Daniel Dorling popularized the circular cartogram form among academic cartographers, outlining the symbology most notably in his 1991 PhD thesis and 1996’s Area Cartograms: Their Use and Creation (available here in PDF form along with many other gems of quantitative geography). Dr. Dorling made Pascal and C code available. I ported it to Python, and began experimenting, mostly in vain, on a method that worked with a shapefile as input, but without the expense of building topology. It produced at best a pale imitation. Dorling describes the gravity model used to produce the cartograms in his dissertation:
The algorithm which was developed to create the area cartograms worked by repeatedly applying a series of forces to the circles representing the places. Circles attract those they are topologically adjacent to; the strength of this attraction being greater the larger the distance is between them and the longer their common boundary.
The algorithm thus requires the shared border lengths of all features and their neighbors. Producing this info is easy with E00Tools, but it seems kind of backward to parse my geodata in ActionScript only to produce the rendering in Python. I’m working on porting Dorling’s algorithm to AS3 so I can go directly from geodata to cartogram without switching platforms.

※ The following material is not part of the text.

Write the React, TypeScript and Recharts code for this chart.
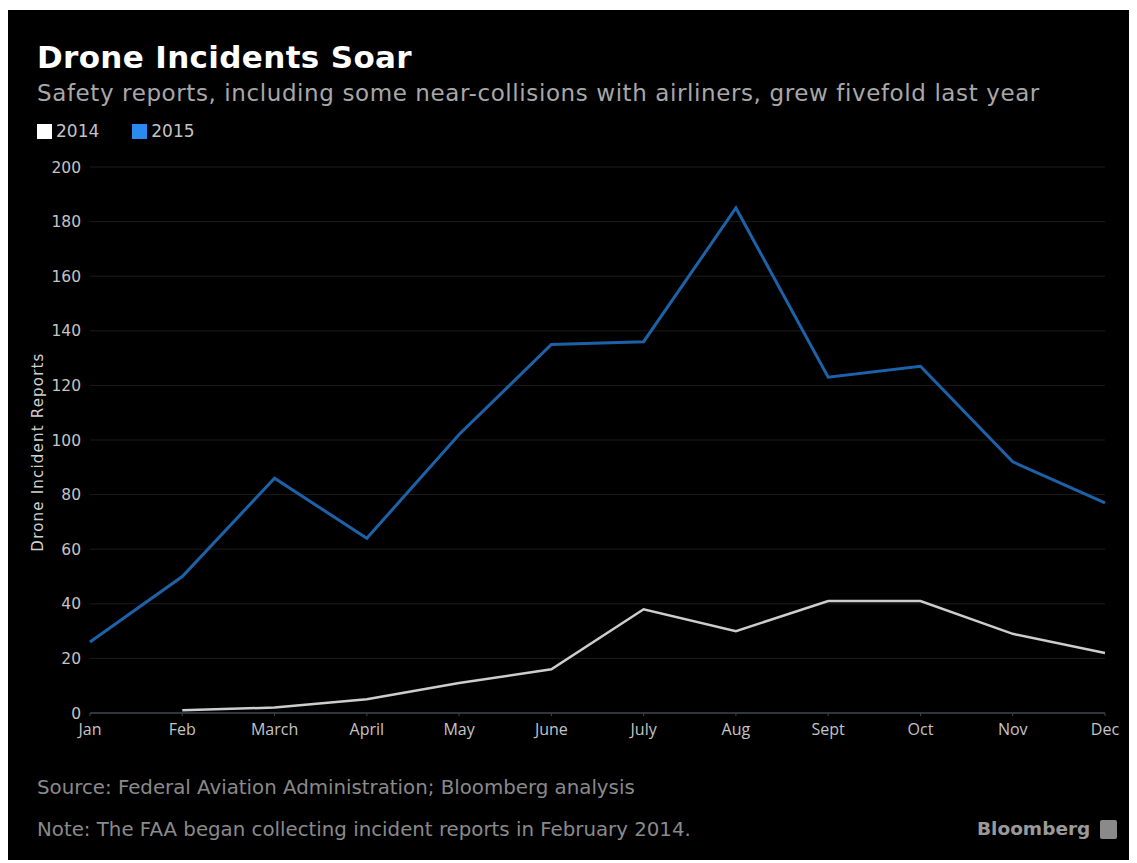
import * as React from "react";
import { LineChart, Line, XAxis, YAxis, CartesianGrid, Label } from "recharts";

const months = ["Jan", "Feb", "March", "April", "May", "June", "July", "Aug", "Sept", "Oct", "Nov", "Dec"];
const reports2014 = [null, 1, 2, 5, 11, 16, 38, 30, 41, 41, 29, 22];
const reports2015 = [26, 50, 86, 64, 102, 135, 136, 185, 123, 127, 92, 77];
const yTicks = [0, 20, 40, 60, 80, 100, 120, 140, 160, 180, 200];

const data = months.map((m, i) => ({ month: m, y2014: reports2014[i], y2015: reports2015[i] }));

const FONT = "'DejaVu Sans', 'Open Sans', sans-serif";
const TICK_FONT = "'Open Sans', 'DejaVu Sans', sans-serif";
const LINE_2015 = "#1d62a8";
const SWATCH_2015 = "#2a8af0";
const LINE_2014 = "#cdcdcd";

export default function App() {
  return (
    <div style={{ position: "relative", margin: "-8px 0 0 -8px", width: 1137, height: 863, background: "#fff", fontFamily: FONT, overflow: "hidden" }}>
      <div style={{ position: "absolute", left: 7, top: 10, width: 1130, height: 850, background: "#000" }} />

      <div style={{ position: "absolute", left: 37, top: 37, color: "#fff", fontSize: 31, fontWeight: 700, letterSpacing: 0.35, lineHeight: "40px", whiteSpace: "nowrap" }}>
        Drone Incidents Soar
      </div>
      <div style={{ position: "absolute", left: 37, top: 78, color: "#a8a8a8", fontSize: 23, letterSpacing: 0.6, lineHeight: "30px", whiteSpace: "nowrap" }}>
        Safety reports, including some near-collisions with airliners, grew fivefold last year
      </div>

      <div style={{ position: "absolute", left: 37, top: 121, display: "flex", alignItems: "center", color: "#c4c4c4", fontSize: 17, lineHeight: "20px" }}>
        <span style={{ width: 15, height: 15, background: "#fff", display: "inline-block", marginRight: 4 }} />
        <span style={{ marginRight: 33 }}>2014</span>
        <span style={{ width: 15, height: 15, background: SWATCH_2015, display: "inline-block", marginRight: 4 }} />
        <span>2015</span>
      </div>

      <div style={{ position: "absolute", left: 0, top: 0 }}>
        <LineChart width={1137} height={863} data={data} margin={{ top: 167, right: 32, left: 10, bottom: 120 }}>
          <CartesianGrid vertical={false} stroke="#1b1b1b" strokeWidth={1} />
          <XAxis
            dataKey="month"
            height={30}
            interval={0}
            padding={{ left: 0, right: 0 }}
            axisLine={{ stroke: "#3a4350", strokeWidth: 1.5 }}
            tickLine={{ stroke: "#3a4350" }}
            tickSize={3}
            tickMargin={8}
            tick={{ fill: "#c4c4c4", fontSize: 16, fontFamily: TICK_FONT }}
          />
          <YAxis
            width={80}
            domain={[0, 200]}
            ticks={yTicks}
            interval={0}
            axisLine={false}
            tickLine={false}
            tickMargin={3}
            tick={{ fill: "#c4c4c4", fontSize: 15.5, fontFamily: FONT }}
          >
            <Label
              content={() => (
                <text
                  x={43}
                  y={452}
                  transform="rotate(-90 43 452)"
                  textAnchor="middle"
                  fill="#d0d0d0"
                  fontSize={15}
                  letterSpacing={1.2}
                  fontFamily={FONT}
                >
                  Drone Incident Reports
                </text>
              )}
            />
          </YAxis>
          <Line type="linear" dataKey="y2015" stroke={LINE_2015} strokeWidth={3} dot={false} isAnimationActive={false} />
          <Line type="linear" dataKey="y2014" stroke={LINE_2014} strokeWidth={2.5} dot={false} connectNulls={false} isAnimationActive={false} />
        </LineChart>
      </div>

      <div style={{ position: "absolute", left: 37, top: 775, color: "#8a8a8a", fontSize: 19.8, lineHeight: "26px", whiteSpace: "nowrap" }}>
        Source: Federal Aviation Administration; Bloomberg analysis
      </div>
      <div style={{ position: "absolute", left: 37, top: 817, color: "#8a8a8a", fontSize: 19.8, lineHeight: "26px", whiteSpace: "nowrap" }}>
        Note: The FAA began collecting incident reports in February 2014.
      </div>
      <div style={{ position: "absolute", left: 977, top: 816, color: "#9a9a9a", fontSize: 18.5, fontWeight: 700, lineHeight: "26px", display: "flex", alignItems: "center", whiteSpace: "nowrap" }}>
        <span>Bloomberg</span>
        <span style={{ width: 17, height: 19, background: "#8a8a8a", borderRadius: 2, marginLeft: 10, display: "inline-block" }} />
      </div>
    </div>
  );
}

Lee Byron mentions another technique, used to generate the Olympic Medal Count cartograms he helped produce for the Times. Byron didn’t release any code, but notes that a soft body force directed layout algorithm written in ActionScript was used. I haven’t been able to reproduce his method, but I’ve included an example that drops the topological information gathered from an E00 file into a Flare visualization using a force directed layout. The example is minimal, but shows how the E00 classes can be integrated with the Flare visualization API, and may point the way to a slightly different method for producing circular cartograms client-side.